犬の1年は人間の何年分に相当するのかという研究
とても変化が早いことの比喩としてドッグイヤー=1年が7年分に相当するくらいという表現があるくらい、犬の年齢を7倍すると人間の年齢に相当するというルールは広く浸透しています。
少し犬に詳しい人、実際に犬と暮らしている人ならこのルールは既に古く、正確ではないことも知られていますね。この度アメリカの遺伝学の研究者によって、犬の年齢を人間に換算した場合の最新の研究結果を発表しました。
この研究は2019年11月にカリフォルニア大学サンディエゴ校の研究者を中心として一度発表されたものですが、新たに国立衛生研究所の研究者が加わって改めて論文が出されました。
研究者の一人は「犬は1歳になる前に子供を産むことができます。この点だけでも犬の歳を単純に7倍すれば人間の年齢に相当するわけではないということがわかります。」と述べています。
確かにそうですね。では犬の年齢を人間に換算するときは何を基準にしていけば良いのでしょうか?
犬の年齢を推測する基準は「ゲノムのしわ」
犬であれ人であれ、それぞれの個体を特定するDNAは一生を通じてほとんど変化しません。けれど加齢と共にDNA上に現れるメチル化マークと呼ばれる科学的マークは変化します。とても簡単に言うと、メチル化マークは「ゲノムのしわ」のようなものと研究者は述べています。

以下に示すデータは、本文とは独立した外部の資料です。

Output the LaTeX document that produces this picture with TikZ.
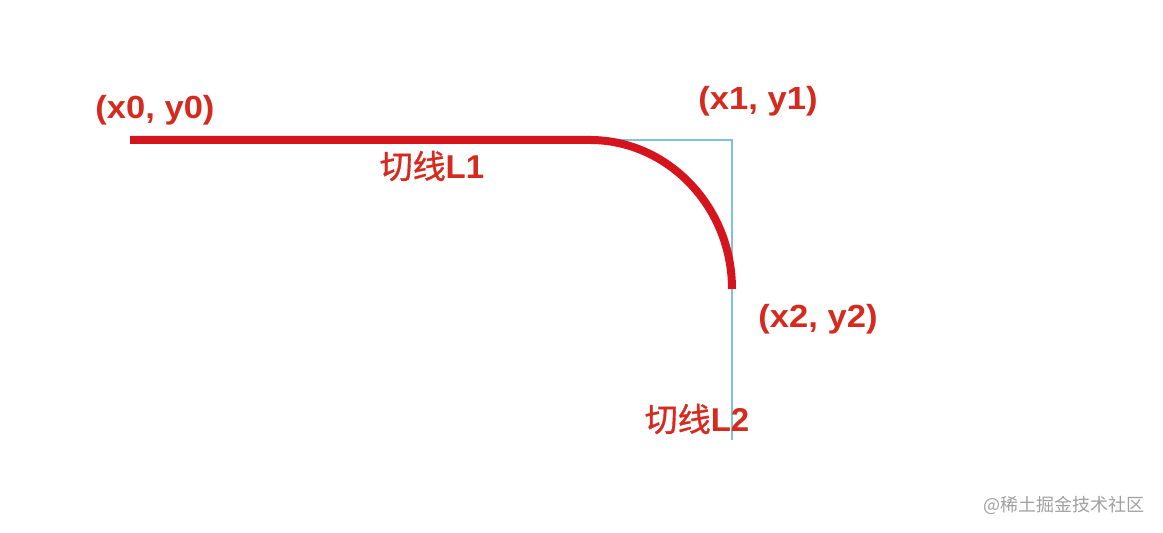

この度の研究で発表された犬の年齢の換算方法はこのメチル化マークのパターンから割り出したものです。誰かの年齢を推測する時に顔のしわや白髪などを見て考えることを、分子レベルで行ったものと言えます。
研究チームは、生後数週間の子犬から16歳まで104匹のラブラドールのDNA分析を行いました。そうして各ライフステージのメチル化パターンの変化を人間と比較しました。
犬の年齢を人間に換算する公式とは
こうして比較することにより、犬と人間のライフステージにより良く一致する公式は次のようなものであることが明らかになりました。
人間換算年齢=16ln(犬の実年齢)+31
「ln」というのは犬の年齢の自然対数を表しています。Googleで関数電卓と入力して検索すると、関数電卓が表示されます。そこに上記の通りに入力すると、最新の犬〜人間の換算年齢が出てきます。
ただし、これはラブラドールの計算式なので、ほかの犬種では誤差が出ると考えられます。この公式で計算すると、ラブラドールの8週齢は人間で言えば9ヶ月齢に当たります。どちらもちょうど歯が生え始める時期です。ラブラドールの平均寿命と言われる12歳は、世界レベルでの人間の平均寿命である70歳に相当します。
ただし犬の最初の1年はメチル化が早く進み、1歳は人間のほぼ30歳に当たります。その後も若いライフステージではメチル化の変化は早く、シニア期になると緩やかになります。
研究者は今後様々な犬種についてメチル化パターンを定量化する調査を続けていきたいと述べています。この研究は犬と人間の廊下を理解するためのツールとして役立つだけでなく、病気の治療や予防のためのデータとしても有効だと考えられます。
まとめ
犬の年齢を人間の年齢に換算する新しい研究結果についてご紹介しました。
多くの犬は飼い主と同じ環境を共有し、人間の水準に近い医療を受けていることから、犬の老化を研究することで人間の老化や、そこから来る疾患の治療や予防の研究に大いに役立ちます。
今後のさらに詳しい研究に期待が膨らみます。